> **Material for the task**:
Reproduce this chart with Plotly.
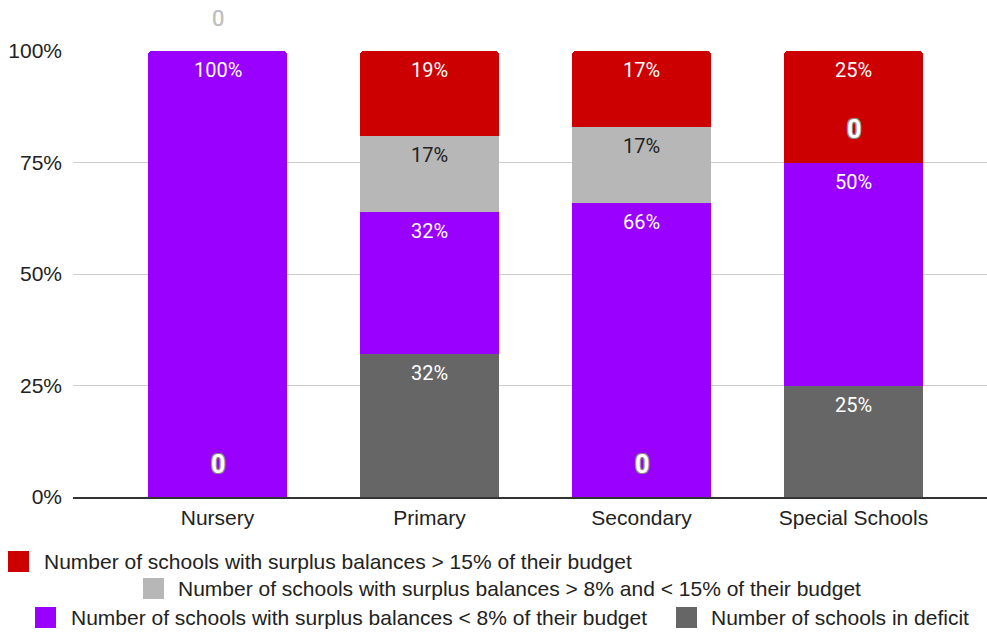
import plotly.graph_objects as go

# School phases and share of schools (%) in each balance band
schools = ["Nursery", "Primary", "Secondary", "Special Schools"]
deficit = [0, 32, 0, 25]
surplus_under_8 = [100, 32, 66, 50]
surplus_8_to_15 = [0, 17, 17, 0]
surplus_over_15 = [0, 19, 17, 25]

series_names = [
    "Number of schools in deficit",
    "Number of schools with surplus balances < 8% of their budget",
    "Number of schools with surplus balances > 8% and < 15% of their budget",
    "Number of schools with surplus balances > 15% of their budget",
]
series_values = [deficit, surplus_under_8, surplus_8_to_15, surplus_over_15]
series_colors = ["#666666", "#9900ff", "#b7b7b7", "#cc0000"]
label_colors = ["#ffffff", "#ffffff", "#222222", "#ffffff"]

y_ticks = [0, 25, 50, 75, 100]
y_tick_labels = [f"{v}%" for v in y_ticks]

W, H = 987, 632
M_L, M_R, M_T, M_B = 73, 0, 51, 135
PW, PH = W - M_L - M_R, H - M_T - M_B

fig = go.Figure()
for name, vals, col in zip(series_names, series_values, series_colors):
    fig.add_trace(go.Bar(
        x=list(range(len(schools))), y=vals, name=name,
        marker=dict(color=col, line=dict(width=0)),
        width=0.656, showlegend=False, hoverinfo="skip",
    ))

# Segment labels: inside the top of each segment, "0" for empty segments
annotations = []
outline = ("1px 1px 0 #888, -1px -1px 0 #888, 1px -1px 0 #888, -1px 1px 0 #888, "
           "0 1px 0 #888, 0 -1px 0 #888, 1px 0 0 #888, -1px 0 0 #888")
for j in range(len(schools)):
    top = 0
    for i, vals in enumerate(series_values):
        v = vals[j]
        top += v
        if v > 0:
            annotations.append(dict(
                x=j, y=top, xref="x", yref="y", text=f"{v}%", showarrow=False,
                yanchor="middle", yshift=-19,
                font=dict(family="Roboto, Arial", size=20, color=label_colors[i]),
            ))
        else:
            above = top >= 100
            annotations.append(dict(
                x=j, y=top, xref="x", yref="y", text="0", showarrow=False,
                yanchor="middle", yshift=33,
                font=dict(family="Roboto, Arial", size=22 if above else 25,
                          color="#c0c0c0" if above else "#ffffff",
                          weight="normal" if above else "bold",
                          shadow="none" if above else outline),
            ))

# Legend drawn as swatches and labels laid out in three rows
legend_rows = [
    # (series index, swatch left px, swatch top px, text left px, row centre px)
    (3, 8, 551, 42, 561.5),
    (2, 143, 578, 176, 588.5),
    (1, 35, 607, 69, 617),
    (0, 676, 607, 709, 617),
]
shapes = []
for idx, sx, sy, tx, cy in legend_rows:
    x0 = (sx - M_L) / PW
    x1 = (sx + 21 - M_L) / PW
    y0 = (H - M_B - sy) / PH
    y1 = (H - M_B - sy - 21) / PH
    shapes.append(dict(type="rect", xref="paper", yref="paper",
                       x0=x0, x1=x1, y0=y1, y1=y0,
                       fillcolor=series_colors[idx], line=dict(width=0)))
    annotations.append(dict(
        x=(tx - M_L) / PW, y=(H - M_B - cy) / PH, xref="paper", yref="paper",
        text=series_names[idx], showarrow=False, xanchor="left", yanchor="middle",
        font=dict(family="Arial", size=21, color="#222222"),
    ))

fig.update_layout(
    width=W, height=H,
    margin=dict(l=M_L, r=M_R, t=M_T, b=M_B),
    barmode="stack",
    barcornerradius=4,
    paper_bgcolor="#ffffff", plot_bgcolor="#ffffff",
    annotations=annotations, shapes=shapes,
    font=dict(family="Arial", size=21, color="#222222"),
    xaxis=dict(
        tickmode="array", tickvals=list(range(len(schools))), ticktext=schools,
        range=[-0.6816, 3.6297], showgrid=False, zeroline=False,
        showline=True, linecolor="#333333", linewidth=1.5,
        ticks="", ticklabelstandoff=1,
        tickfont=dict(family="Arial", size=21, color="#222222"),
    ),
    yaxis=dict(
        range=[0, 100], tickmode="array", tickvals=y_ticks, ticktext=y_tick_labels,
        showgrid=True, gridcolor="#cccccc", gridwidth=1, zeroline=False,
        showline=False, ticks="", ticklabelstandoff=10,
        tickfont=dict(family="Arial", size=21, color="#222222"),
    ),
)

fig.write_html("out.html")
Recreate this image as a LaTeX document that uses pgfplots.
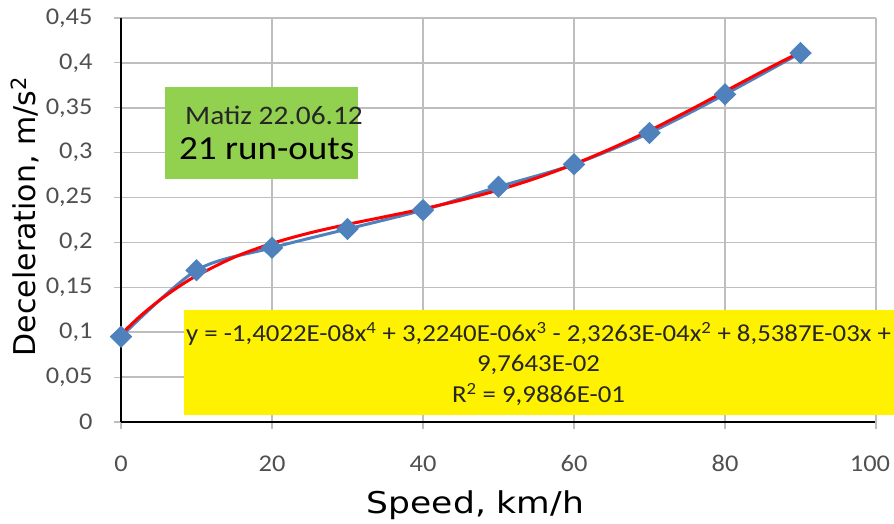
\documentclass[border=0pt]{standalone}
\usepackage{fontspec}
\setmainfont{Carlito}
\newfontfamily\calf{Carlito}[FakeStretch=1.1]
\newfontfamily\dvs{DejaVu Sans}[FakeStretch=1.15]
\newfontfamily\dvn{DejaVu Sans}
\usepackage{pgfplots}
\pgfplotsset{compat=1.18}
\definecolor{exblue}{RGB}{79,129,189}
\definecolor{gridgray}{RGB}{190,190,190}
\definecolor{ticktext}{RGB}{80,80,80}
\definecolor{boxgreen}{RGB}{146,208,80}
\begin{document}
\begin{tikzpicture}
\useasboundingbox (0,0) rectangle (894bp,524bp);
\begin{axis}[
  at={(121bp,102bp)}, anchor=south west,
  scale only axis, width=755bp, height=404bp,
  xmin=0, xmax=100, ymin=0, ymax=0.45,
  xtick={0,20,40,60,80},
  extra x ticks={100},
  extra x tick style={grid=major, xticklabel style={xshift=-6bp}},
  ytick={0,0.05,0.1,0.15,0.2,0.25,0.3,0.35,0.4,0.45},
  axis x line*=bottom, axis y line*=left,
  axis line style={-, black, line width=2.5bp},
  grid=major, grid style={gridgray, line width=1.6bp},
  tick align=outside, major tick length=7bp,
  tick style={gridgray, line width=1.2bp},
  clip=false,
  /pgf/number format/assume math mode=true,
  /pgf/number format/use comma,
  yticklabel style={/pgf/number format/fixed, /pgf/number format/precision=2, xshift=-18bp},
  xticklabel style={yshift=-23bp},
  ticklabel style={font=\calf\fontsize{24bp}{28bp}\selectfont, text=ticktext},
  xlabel={\dvs\fontsize{30bp}{36bp}\selectfont Speed, km/h},
  xlabel style={at={(axis description cs:0.4695,0)}, anchor=base, yshift=-91bp, inner sep=0pt},
  ylabel={\dvn\fontsize{30bp}{36bp}\selectfont Deceleration, m/s\textsuperscript{2}},
  ylabel style={at={(axis description cs:-0.1139,0.5087)}, anchor=base, inner sep=0pt},
]
\addplot[exblue, line width=3bp, smooth, tension=0.5, mark=diamond*, mark size=9bp,
  mark options={xscale=1.35, solid, fill=exblue, draw=exblue}] coordinates {
  (0,0.095) (10,0.169) (20,0.194) (30,0.215) (40,0.236) (50,0.262)
  (60,0.287) (70,0.322) (80,0.365) (90,0.411)};
\addplot[red, line width=3bp, smooth, no marks] coordinates {
  (0,0.097643) (2.5,0.117586) (5,0.134915) (7.5,0.149914) (10,0.162851)
  (15,0.183553) (20,0.198914) (25,0.210615) (30,0.220127) (35,0.228713)
  (40,0.237423) (45,0.247097) (50,0.258365) (55,0.271649) (60,0.287156)
  (65,0.304886) (70,0.324629) (75,0.345962) (80,0.368254) (85,0.390663)
  (90,0.412136)};
\end{axis}
\fill[boxgreen] (165bp,345bp) rectangle (358bp,437bp);
\node[anchor=base west, inner sep=0pt, text=black!85, font=\calf\fontsize{26.7bp}{30bp}\selectfont] at (185bp,399bp) {Matiz 22.06.12};
\node[anchor=base west, inner sep=0pt, text=black, font=\calf\fontsize{33.7bp}{36bp}\selectfont] at (179bp,364bp) {21 run-outs};
\fill[yellow] (184bp,109bp) rectangle (894bp,214bp);
\node[anchor=base, inner sep=0pt, text=black!85, font=\calf\fontsize{24.4bp}{28bp}\selectfont] at (538.5bp,182bp) {y = -1,4022E-08x\textsuperscript{4} + 3,2240E-06x\textsuperscript{3} - 2,3263E-04x\textsuperscript{2} + 8,5387E-03x +};
\node[anchor=base, inner sep=0pt, text=black!85, font=\calf\fontsize{24.4bp}{28bp}\selectfont] at (538.5bp,152bp) {9,7643E-02};
\node[anchor=base, inner sep=0pt, text=black!85, font=\calf\fontsize{24.4bp}{28bp}\selectfont] at (538.5bp,121bp) {R\textsuperscript{2} = 9,9886E-01};
\end{tikzpicture}
\end{document}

> **Brief**: Return nothing but the lines running from the start of the data to the line with "import plotly.graph_objects as go", please, both ends included and no pictures.

> **Answer in full**:
Reproduce this chart with Plotly.
import plotly.graph_objects as go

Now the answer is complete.